Italy raised €11 billion in two short term auctions but had to pay slightly higher interest rates to get investors to part with their cash.

Particularly noteworthy was the increase in the interest rate on the one-year bonds to 1.91% from 1.69% on the previous issue.

Demand was strong however, the auction results indicated.

Over recent weeks, Italy has not been a primary focus in Europe's debt crisis. 

The yield on the country's 10-year bonds has dropped below a manageable 5% as investors have given their backing to the economic strategy of the government led by Premier Mario Monti.

Earlier, Italy's government unexpectedly cut income tax rates for the country's lowest earners by a percentage point.

It also promised to stick to the budget goals it has agreed with the European Union.

After an eight hour cabinet meeting that ended early this morning, the government said it would also halve a planned increase in sales tax rates to a single percentage point.

Italy holds parliamentary elections in about six months.

"Today we can see that budget discipline pays and makes sense" because "we can allow ourselves some moderate relief," Prime Minister Mario Monti told reporters after the meeting.

The severe austerity imposed by Monti since he took over an unelected government in November has exacerbated a year-long recession in the euro zone's third-biggest economy.

He increased taxes and cut pensions to put the public accounts on track and head off a Greek-style debt disaster.

Monti has repeatedly denied he would stand in the election but did say he would serve his country again if asked following the vote.
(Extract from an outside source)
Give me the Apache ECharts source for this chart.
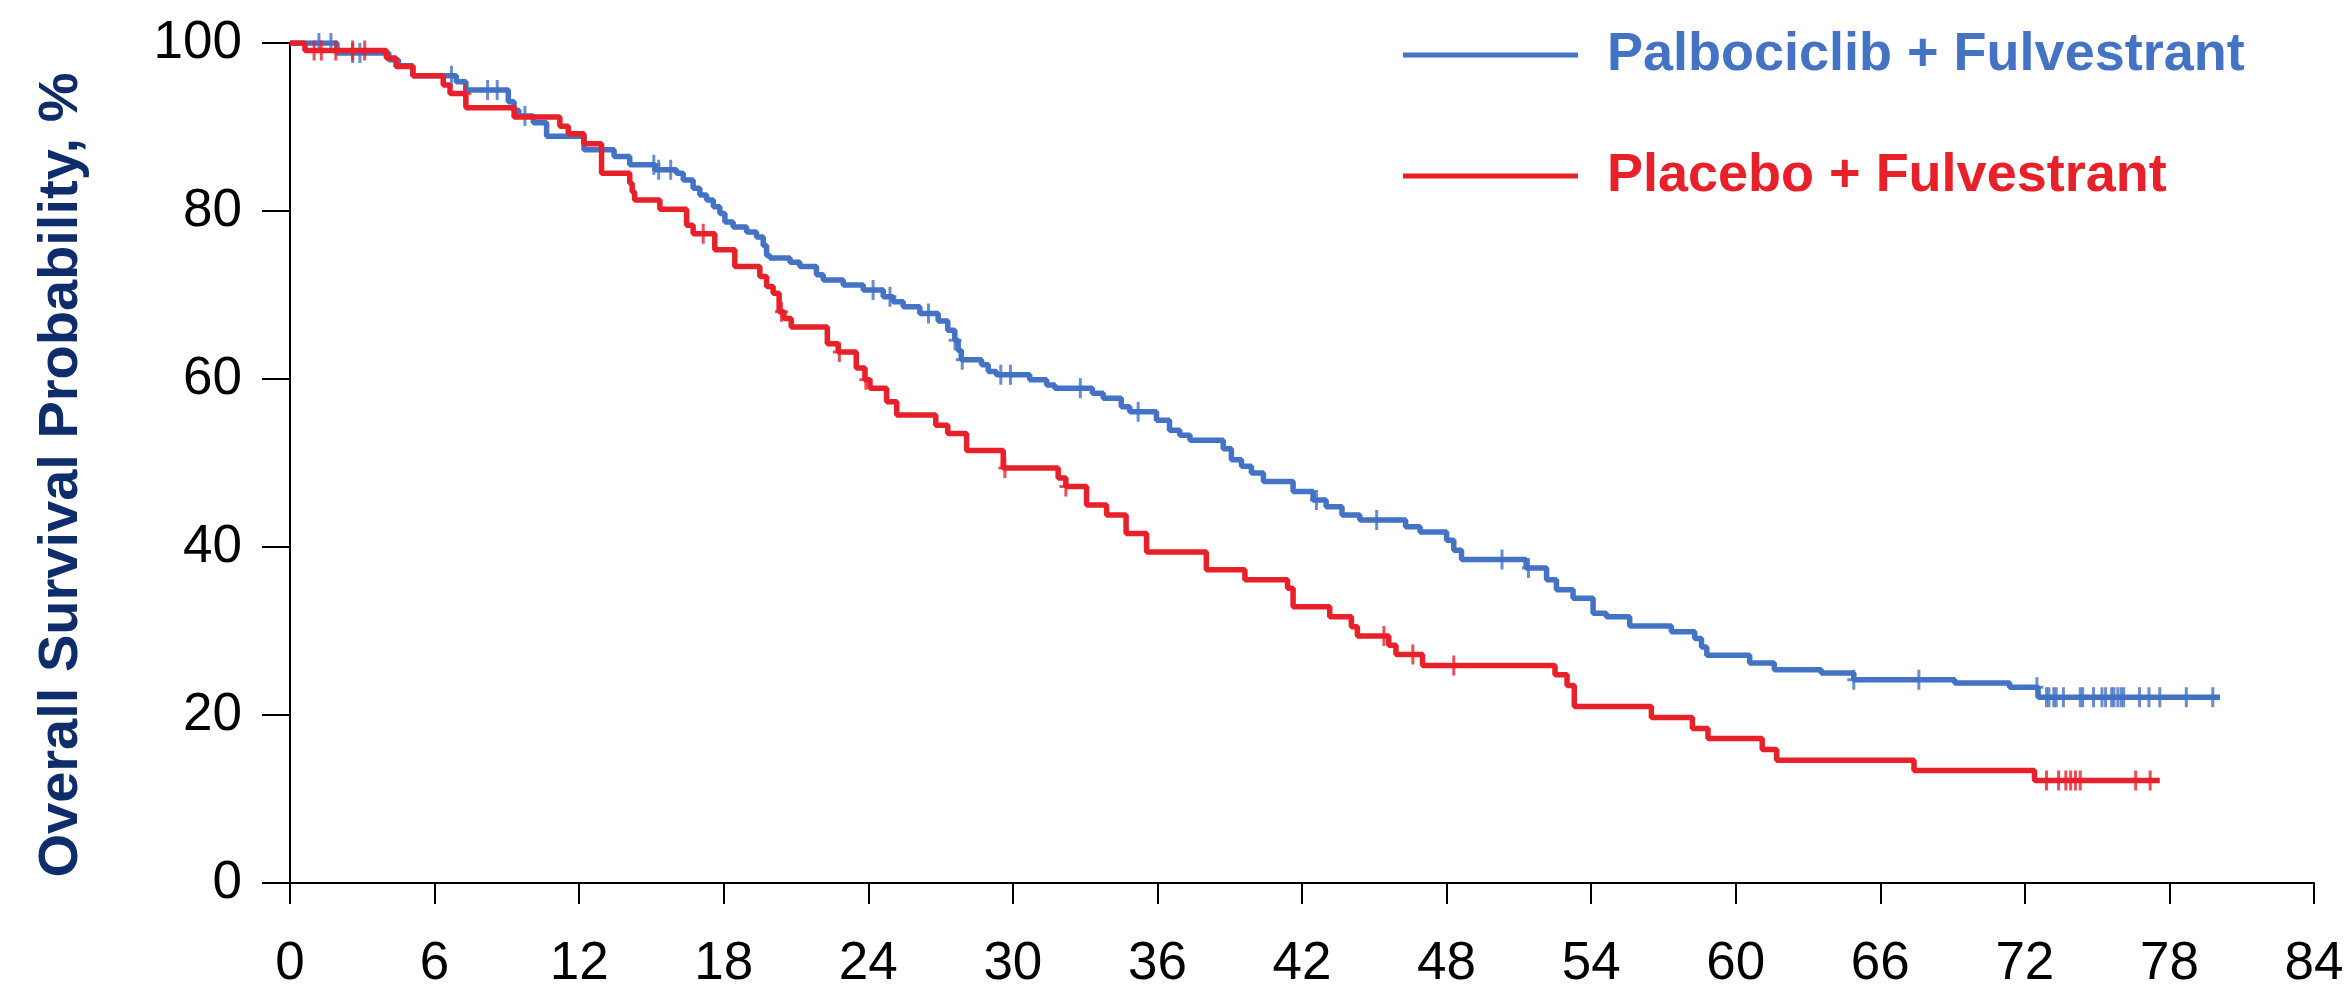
<!DOCTYPE html>
<html>
<head>
<meta charset="utf-8">
<script src="https://cdn.jsdelivr.net/npm/echarts/dist/echarts.min.js"></script>
<style>
  html, body { margin: 0; padding: 0; background: #ffffff; }
  #chart { width: 2348px; height: 993px; }
</style>
</head>
<body>
<div id="chart"></div>
<script>
// ---- Data (months, survival %) ----
const seriesNames = ['Palbociclib + Fulvestrant', 'Placebo + Fulvestrant'];

// Kaplan-Meier steps: [event time (months), survival after event (%)]
const palboSteps = [
  [0,100],[1.95,98.8],[4.1,98.0],[4.5,97.3],[5.1,96.1],[6.9,95.4],[7.3,94.4],
  [9.06,93.0],[9.3,92.0],[9.5,91.3],[10.1,90.5],[10.65,88.9],[12.2,87.3],
  [13.45,86.5],[14.1,85.5],[15.15,84.9],[16.04,84.5],[16.32,83.7],[16.73,82.7],
  [17.01,81.9],[17.29,81.3],[17.57,80.5],[17.84,79.7],[18.05,78.7],[18.39,78.1],
  [18.95,77.5],[19.36,76.9],[19.64,75.9],[19.78,74.7],[19.92,74.4],[20.75,73.9],
  [21.16,73.4],[21.85,72.4],[22.13,71.8],[22.96,71.2],[23.79,70.6],[24.62,69.8],
  [25.03,69.2],[25.45,68.6],[26.14,67.8],[26.9,66.9],[27.3,65.8],[27.59,64.6],
  [27.73,63.4],[27.86,62.3],[28.7,61.7],[28.98,60.9],[29.32,60.5],[30.7,59.9],
  [31.4,59.3],[31.74,58.9],[33.3,58.3],[33.75,57.7],[34.5,56.7],[34.85,56.1],
  [35.96,55.1],[36.5,53.9],[36.93,53.3],[37.35,52.7],[38.73,51.7],[39.07,50.4],
  [39.49,49.6],[39.9,48.8],[40.4,47.8],[41.63,46.6],[42.46,45.6],[43.0,44.8],
  [43.66,43.8],[44.4,43.2],[46.3,42.4],[46.9,41.8],[48.0,40.8],[48.3,39.6],
  [48.62,38.5],[51.3,37.5],[52.15,36.1],[52.56,34.9],[53.25,33.9],[54.08,32.1],
  [54.63,31.7],[55.6,30.6],[57.33,29.9],[58.3,29.1],[58.58,28.1],[58.8,27.1],
  [60.58,26.2],[61.6,25.4],[63.55,25.0],[64.9,24.2],[69.09,23.8],[71.37,23.3],
  [72.55,22.1],[80.1,22.1]
];
const palboCensor = [
  1.2,1.7,2.6,2.9,6.7,8.2,8.6,9.75,15.1,15.3,15.8,24.2,24.9,26.5,27.6,27.9,
  29.5,29.9,32.8,35.2,42.6,45.1,50.3,51.4,64.9,67.6,72.5,72.9,73.0,73.2,73.3,
  73.6,74.3,74.4,74.85,75.2,75.35,75.6,75.7,75.86,76.0,76.1,76.76,77.15,77.6,
  78.7,79.8
];

const placeboSteps = [
  [0,100],[0.62,99.1],[4.0,98.2],[4.4,97.2],[5.1,96.1],[6.36,95.0],[6.64,94.0],
  [7.3,92.3],[9.3,91.2],[11.2,90.1],[11.55,89.2],[12.2,88.0],[12.93,84.5],
  [14.1,83.3],[14.2,82.3],[14.3,81.3],[15.35,80.2],[16.46,78.3],[16.73,77.3],
  [17.63,75.4],[18.46,73.4],[19.5,72.2],[19.78,71.0],[20.05,70.2],[20.3,68.0],
  [20.5,67.2],[20.8,66.2],[22.3,64.2],[22.75,63.2],[23.5,61.3],[23.86,59.9],
  [24.07,58.9],[24.76,57.3],[25.18,55.7],[26.8,54.5],[27.3,53.5],[28.08,51.5],
  [29.6,49.4],[31.88,48.2],[32.2,47.2],[33.06,45.0],[33.89,43.8],[34.7,41.6],
  [35.55,39.4],[38.03,37.3],[39.63,36.1],[41.4,35.1],[41.63,32.9],[43.15,31.7],
  [44.05,30.5],[44.3,29.4],[45.6,28.3],[45.9,27.2],[47.0,25.9],[52.5,24.8],
  [53.0,23.5],[53.3,21.0],[56.5,19.7],[58.2,18.4],[58.85,17.2],[61.1,15.9],
  [61.7,14.6],[67.4,13.4],[72.4,12.2],[77.6,12.2]
];
const placeboCensor = [
  1.0,1.3,1.9,2.6,3.1,7.25,17.15,20.4,22.8,23.9,29.67,32.2,45.4,46.6,48.3,
  72.9,73.4,73.7,73.9,74.1,74.3,76.6,77.2
];

const xMin = 0, xMax = 84, xStep = 6;
const yMin = 0, yMax = 100, yStep = 20;
const yTitle = 'Overall Survival Probability, %';

// ---- Styles ----
const BLUE = '#4472C4';
const RED = '#E8202A';
const NAVY = '#0F2D6B';
const FONT = '"Liberation Sans", Arial, Helvetica, sans-serif';

// survival at a censor time = last step at or before it
function survAt(steps, t) {
  let v = steps[0][1];
  for (const s of steps) { if (s[0] <= t) v = s[1]; else break; }
  return v;
}
const censorPts = (steps, times) => times.map(t => [t, survAt(steps, t)]);

const plusPath = 'path://M-1.5,-10 H1.5 V-1.5 H6.5 V1.5 H1.5 V10 H-1.5 V1.5 H-6.5 V-1.5 H-1.5 Z';

const chart = echarts.init(document.getElementById('chart'), null, { renderer: 'canvas' });
chart.setOption({
  animation: false,
  backgroundColor: '#ffffff',
  grid: { left: 290, right: 34, top: 43, bottom: 110, containLabel: false },
  legend: {
    data: [
      { name: seriesNames[0], textStyle: { color: BLUE } },
      { name: seriesNames[1], textStyle: { color: RED } }
    ],
    orient: 'vertical',
    left: 1403,
    top: 25,
    padding: 0,
    itemGap: 61,
    itemWidth: 175,
    itemHeight: 5,
    icon: 'rect',
    selectedMode: false,
    textStyle: {
      fontFamily: FONT, fontWeight: 'bold', fontSize: 54, lineHeight: 60,
      padding: [0, 0, 0, 24]
    }
  },
  xAxis: {
    type: 'value', min: xMin, max: xMax, interval: xStep,
    axisLine: { show: true, onZero: false, lineStyle: { color: '#000', width: 2 } },
    axisTick: { show: true, length: 21, lineStyle: { color: '#000', width: 2 } },
    axisLabel: { fontFamily: FONT, fontSize: 53, color: '#000', margin: 55 },
    splitLine: { show: false }
  },
  yAxis: {
    type: 'value', min: yMin, max: yMax, interval: yStep,
    name: yTitle, nameLocation: 'middle', nameGap: 200,
    nameTextStyle: {
      fontFamily: FONT, fontWeight: 'bold', fontSize: 56, color: NAVY,
      padding: [0, 24, 0, 0]
    },
    axisLine: { show: true, lineStyle: { color: '#000', width: 2 } },
    axisTick: { show: true, length: 28, lineStyle: { color: '#000', width: 2 } },
    axisLabel: { fontFamily: FONT, fontSize: 53, color: '#000', margin: 48 },
    splitLine: { show: false }
  },
  series: [
    {
      name: seriesNames[0], type: 'line', step: 'end', data: palboSteps,
      showSymbol: false, symbol: 'none', color: BLUE,
      lineStyle: { color: BLUE, width: 5.5 }, z: 2
    },
    {
      name: seriesNames[0] + ' censored', type: 'scatter',
      data: censorPts(palboSteps, palboCensor),
      symbol: plusPath, symbolSize: [13, 20], itemStyle: { color: BLUE }, z: 3
    },
    {
      name: seriesNames[1], type: 'line', step: 'end', data: placeboSteps,
      showSymbol: false, symbol: 'none', color: RED,
      lineStyle: { color: RED, width: 5.5 }, z: 4
    },
    {
      name: seriesNames[1] + ' censored', type: 'scatter',
      data: censorPts(placeboSteps, placeboCensor),
      symbol: plusPath, symbolSize: [13, 20], itemStyle: { color: RED }, z: 5
    }
  ]
});
</script>
</body>
</html>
The Italian government said it will reduce the two lowest income tax rates by a percentage point.

The rate will drop to 22% from 23% for those earning less than €15,000 a year, and to 26% from 27% for salaries between €15,001 and €28,000. The top three rates will remain unchanged.
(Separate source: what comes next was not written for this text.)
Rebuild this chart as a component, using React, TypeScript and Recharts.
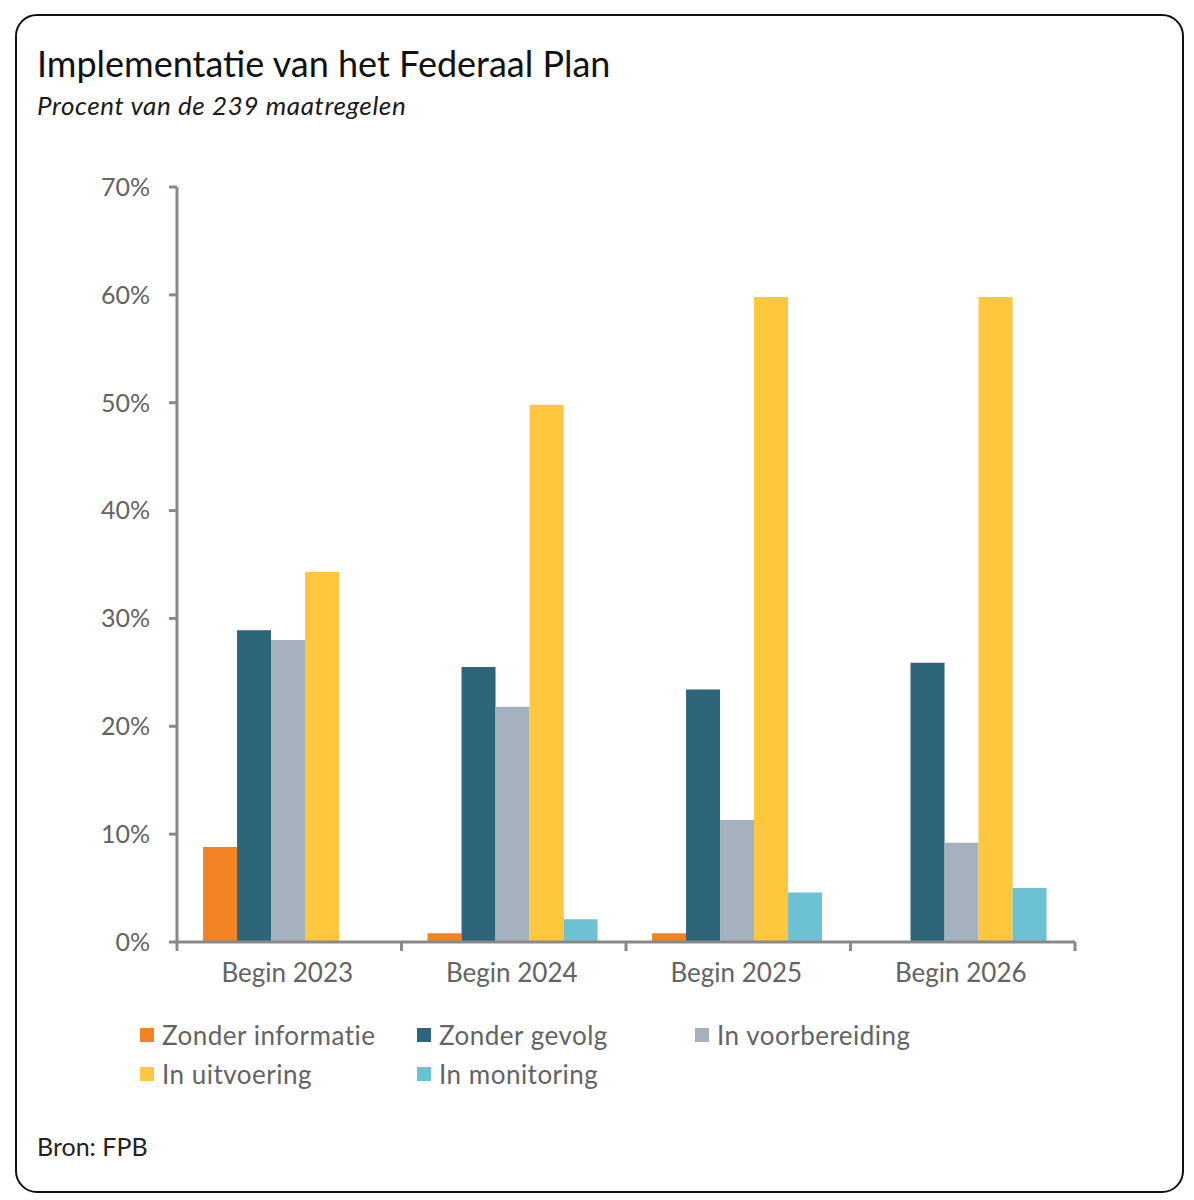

Italy will balance its budget in structural terms next year, as it has pledged its EU partners it would do, according to a statement from the cabinet meeting.

A second round of cuts to health care spending and other state expenditure, a new tax on financial transactions and "fiscal interventions" for banks and insurance companies will help pay for the measures, according to a statement.

The savings should amount to €3.5 billion a year when fully implemented, the government said. Savings from a previous round of spending cuts will total €4.4 billion this year, and €10.3 billion next year.

A reform to the constitution to centralise spending controls over the country's 20 regional governments, which have been the focus of a recent series of high-profile corruption scandals, was also decided during the cabinet meeting.

That will involve reforms designed to regain coordination of spending on energy, tax collection, and the national transportation network.

To address corruption, the position of anti-corruption commissioner, who will be given investigative powers, will also be created with the passage of the budget.